[Stated task]
Starting at the first line of the data below, write out each line exactly until you reach the line containing "(s4) at (47,853.5)", and include that line too.

= = = = =

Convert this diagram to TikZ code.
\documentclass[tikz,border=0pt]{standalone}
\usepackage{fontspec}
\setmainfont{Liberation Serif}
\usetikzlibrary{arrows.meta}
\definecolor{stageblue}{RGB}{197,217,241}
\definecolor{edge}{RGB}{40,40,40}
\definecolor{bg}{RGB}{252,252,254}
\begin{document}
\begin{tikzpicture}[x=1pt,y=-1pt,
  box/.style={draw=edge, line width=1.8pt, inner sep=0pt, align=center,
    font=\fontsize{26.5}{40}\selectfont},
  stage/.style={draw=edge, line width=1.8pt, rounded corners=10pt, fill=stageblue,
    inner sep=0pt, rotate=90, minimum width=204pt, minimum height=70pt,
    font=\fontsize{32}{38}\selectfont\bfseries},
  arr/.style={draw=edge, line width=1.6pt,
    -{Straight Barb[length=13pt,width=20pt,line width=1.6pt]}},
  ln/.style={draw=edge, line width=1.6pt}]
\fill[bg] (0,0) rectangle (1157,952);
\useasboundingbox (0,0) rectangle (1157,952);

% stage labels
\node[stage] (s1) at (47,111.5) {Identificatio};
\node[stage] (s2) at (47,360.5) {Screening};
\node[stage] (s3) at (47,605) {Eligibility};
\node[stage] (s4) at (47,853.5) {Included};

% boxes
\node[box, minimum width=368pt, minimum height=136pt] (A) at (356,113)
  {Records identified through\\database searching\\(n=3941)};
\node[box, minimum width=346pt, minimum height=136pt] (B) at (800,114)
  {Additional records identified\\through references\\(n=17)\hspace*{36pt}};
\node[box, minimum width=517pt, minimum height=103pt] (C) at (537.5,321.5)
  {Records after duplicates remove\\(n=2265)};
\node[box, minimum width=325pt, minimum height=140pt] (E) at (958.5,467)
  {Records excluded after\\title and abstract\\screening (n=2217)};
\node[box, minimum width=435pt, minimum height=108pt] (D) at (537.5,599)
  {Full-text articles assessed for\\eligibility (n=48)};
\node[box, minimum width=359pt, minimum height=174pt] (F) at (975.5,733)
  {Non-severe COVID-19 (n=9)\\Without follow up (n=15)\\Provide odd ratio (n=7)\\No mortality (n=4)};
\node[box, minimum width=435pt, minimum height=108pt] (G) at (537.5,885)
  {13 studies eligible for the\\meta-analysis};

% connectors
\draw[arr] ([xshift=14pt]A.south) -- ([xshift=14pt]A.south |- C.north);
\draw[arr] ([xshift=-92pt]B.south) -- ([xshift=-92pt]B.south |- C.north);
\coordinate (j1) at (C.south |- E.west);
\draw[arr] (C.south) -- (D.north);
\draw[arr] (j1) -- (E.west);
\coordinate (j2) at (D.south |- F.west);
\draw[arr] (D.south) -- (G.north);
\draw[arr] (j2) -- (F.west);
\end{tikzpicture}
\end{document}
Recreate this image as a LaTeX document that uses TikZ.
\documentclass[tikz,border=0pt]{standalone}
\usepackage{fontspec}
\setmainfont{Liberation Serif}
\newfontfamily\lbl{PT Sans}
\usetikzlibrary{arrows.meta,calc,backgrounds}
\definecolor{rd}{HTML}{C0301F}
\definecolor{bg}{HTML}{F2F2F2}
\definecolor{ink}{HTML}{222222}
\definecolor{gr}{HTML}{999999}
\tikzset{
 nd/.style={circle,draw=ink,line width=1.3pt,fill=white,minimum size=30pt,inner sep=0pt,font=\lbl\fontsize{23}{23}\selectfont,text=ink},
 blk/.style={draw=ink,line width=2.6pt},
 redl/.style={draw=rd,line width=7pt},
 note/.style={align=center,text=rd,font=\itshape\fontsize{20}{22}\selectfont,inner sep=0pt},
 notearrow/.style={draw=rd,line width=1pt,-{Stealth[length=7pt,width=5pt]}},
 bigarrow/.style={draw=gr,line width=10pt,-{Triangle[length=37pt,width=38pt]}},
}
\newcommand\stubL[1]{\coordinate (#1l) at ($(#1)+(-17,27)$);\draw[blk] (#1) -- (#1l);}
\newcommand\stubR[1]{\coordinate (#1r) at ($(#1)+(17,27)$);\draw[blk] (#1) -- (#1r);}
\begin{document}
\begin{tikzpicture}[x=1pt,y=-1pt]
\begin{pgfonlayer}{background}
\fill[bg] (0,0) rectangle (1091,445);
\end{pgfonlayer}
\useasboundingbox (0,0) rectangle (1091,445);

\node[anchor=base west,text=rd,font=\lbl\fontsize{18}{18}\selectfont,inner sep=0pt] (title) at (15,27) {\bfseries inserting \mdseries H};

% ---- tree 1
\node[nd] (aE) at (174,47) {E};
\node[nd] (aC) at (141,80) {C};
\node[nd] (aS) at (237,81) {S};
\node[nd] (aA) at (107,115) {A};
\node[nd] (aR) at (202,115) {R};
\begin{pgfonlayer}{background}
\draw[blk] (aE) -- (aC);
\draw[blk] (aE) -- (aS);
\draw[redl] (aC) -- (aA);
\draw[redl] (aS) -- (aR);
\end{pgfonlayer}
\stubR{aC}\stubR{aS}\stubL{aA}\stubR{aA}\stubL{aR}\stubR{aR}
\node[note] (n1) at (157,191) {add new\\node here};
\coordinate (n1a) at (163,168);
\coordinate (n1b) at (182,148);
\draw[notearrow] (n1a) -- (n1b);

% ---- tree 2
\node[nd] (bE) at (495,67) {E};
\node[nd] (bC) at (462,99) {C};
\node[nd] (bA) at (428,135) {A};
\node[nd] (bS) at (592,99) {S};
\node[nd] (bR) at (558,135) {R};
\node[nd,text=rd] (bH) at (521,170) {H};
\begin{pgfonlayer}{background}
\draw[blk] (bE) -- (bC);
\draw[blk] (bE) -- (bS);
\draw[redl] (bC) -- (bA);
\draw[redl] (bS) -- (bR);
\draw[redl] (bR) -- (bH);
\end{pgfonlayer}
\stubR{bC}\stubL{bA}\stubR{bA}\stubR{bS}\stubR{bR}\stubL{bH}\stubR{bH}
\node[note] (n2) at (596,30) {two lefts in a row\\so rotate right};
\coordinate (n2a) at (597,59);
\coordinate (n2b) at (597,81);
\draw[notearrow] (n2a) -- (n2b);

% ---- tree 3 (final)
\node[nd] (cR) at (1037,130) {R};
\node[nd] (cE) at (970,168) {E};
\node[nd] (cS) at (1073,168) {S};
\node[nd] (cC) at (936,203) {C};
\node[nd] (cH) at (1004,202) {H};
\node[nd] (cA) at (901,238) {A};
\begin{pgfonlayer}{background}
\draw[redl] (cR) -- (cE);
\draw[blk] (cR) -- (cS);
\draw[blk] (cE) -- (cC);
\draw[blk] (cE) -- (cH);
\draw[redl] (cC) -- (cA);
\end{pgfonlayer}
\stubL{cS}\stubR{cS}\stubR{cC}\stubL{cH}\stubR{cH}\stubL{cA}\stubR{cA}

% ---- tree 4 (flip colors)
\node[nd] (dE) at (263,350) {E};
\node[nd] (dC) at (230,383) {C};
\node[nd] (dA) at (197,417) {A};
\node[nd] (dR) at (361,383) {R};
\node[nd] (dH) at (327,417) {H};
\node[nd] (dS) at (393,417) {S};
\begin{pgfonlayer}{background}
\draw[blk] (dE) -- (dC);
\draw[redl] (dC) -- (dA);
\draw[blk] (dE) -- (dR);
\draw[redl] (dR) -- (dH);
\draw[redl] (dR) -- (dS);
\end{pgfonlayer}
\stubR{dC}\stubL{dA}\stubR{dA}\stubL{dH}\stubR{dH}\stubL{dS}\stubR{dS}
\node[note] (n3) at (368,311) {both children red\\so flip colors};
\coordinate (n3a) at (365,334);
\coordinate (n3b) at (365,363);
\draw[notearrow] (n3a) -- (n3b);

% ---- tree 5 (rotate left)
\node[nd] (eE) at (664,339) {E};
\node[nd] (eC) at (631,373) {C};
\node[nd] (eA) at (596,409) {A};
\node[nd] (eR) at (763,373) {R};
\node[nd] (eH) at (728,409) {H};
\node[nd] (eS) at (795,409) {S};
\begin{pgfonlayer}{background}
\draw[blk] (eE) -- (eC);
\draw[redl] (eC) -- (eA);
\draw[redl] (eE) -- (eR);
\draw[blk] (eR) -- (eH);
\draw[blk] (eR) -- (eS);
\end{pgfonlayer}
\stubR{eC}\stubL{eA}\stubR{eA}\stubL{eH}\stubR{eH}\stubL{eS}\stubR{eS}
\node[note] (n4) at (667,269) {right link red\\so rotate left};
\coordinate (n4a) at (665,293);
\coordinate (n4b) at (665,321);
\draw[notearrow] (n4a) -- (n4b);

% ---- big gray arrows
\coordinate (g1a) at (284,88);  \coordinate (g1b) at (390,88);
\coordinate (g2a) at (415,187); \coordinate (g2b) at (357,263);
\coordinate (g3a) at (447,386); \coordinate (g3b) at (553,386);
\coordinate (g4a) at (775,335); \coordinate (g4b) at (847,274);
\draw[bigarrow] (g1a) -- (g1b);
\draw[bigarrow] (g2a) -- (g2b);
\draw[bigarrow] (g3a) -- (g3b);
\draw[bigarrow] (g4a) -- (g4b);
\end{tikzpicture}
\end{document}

= = = = =

[Written response]
Convert this diagram to TikZ code.
\documentclass[tikz,border=0pt]{standalone}
\usepackage{fontspec}
\setmainfont{Liberation Serif}
\usetikzlibrary{arrows.meta}
\definecolor{stageblue}{RGB}{197,217,241}
\definecolor{edge}{RGB}{40,40,40}
\definecolor{bg}{RGB}{252,252,254}
\begin{document}
\begin{tikzpicture}[x=1pt,y=-1pt,
  box/.style={draw=edge, line width=1.8pt, inner sep=0pt, align=center,
    font=\fontsize{26.5}{40}\selectfont},
  stage/.style={draw=edge, line width=1.8pt, rounded corners=10pt, fill=stageblue,
    inner sep=0pt, rotate=90, minimum width=204pt, minimum height=70pt,
    font=\fontsize{32}{38}\selectfont\bfseries},
  arr/.style={draw=edge, line width=1.6pt,
    -{Straight Barb[length=13pt,width=20pt,line width=1.6pt]}},
  ln/.style={draw=edge, line width=1.6pt}]
\fill[bg] (0,0) rectangle (1157,952);
\useasboundingbox (0,0) rectangle (1157,952);

% stage labels
\node[stage] (s1) at (47,111.5) {Identificatio};
\node[stage] (s2) at (47,360.5) {Screening};
\node[stage] (s3) at (47,605) {Eligibility};
\node[stage] (s4) at (47,853.5) {Included};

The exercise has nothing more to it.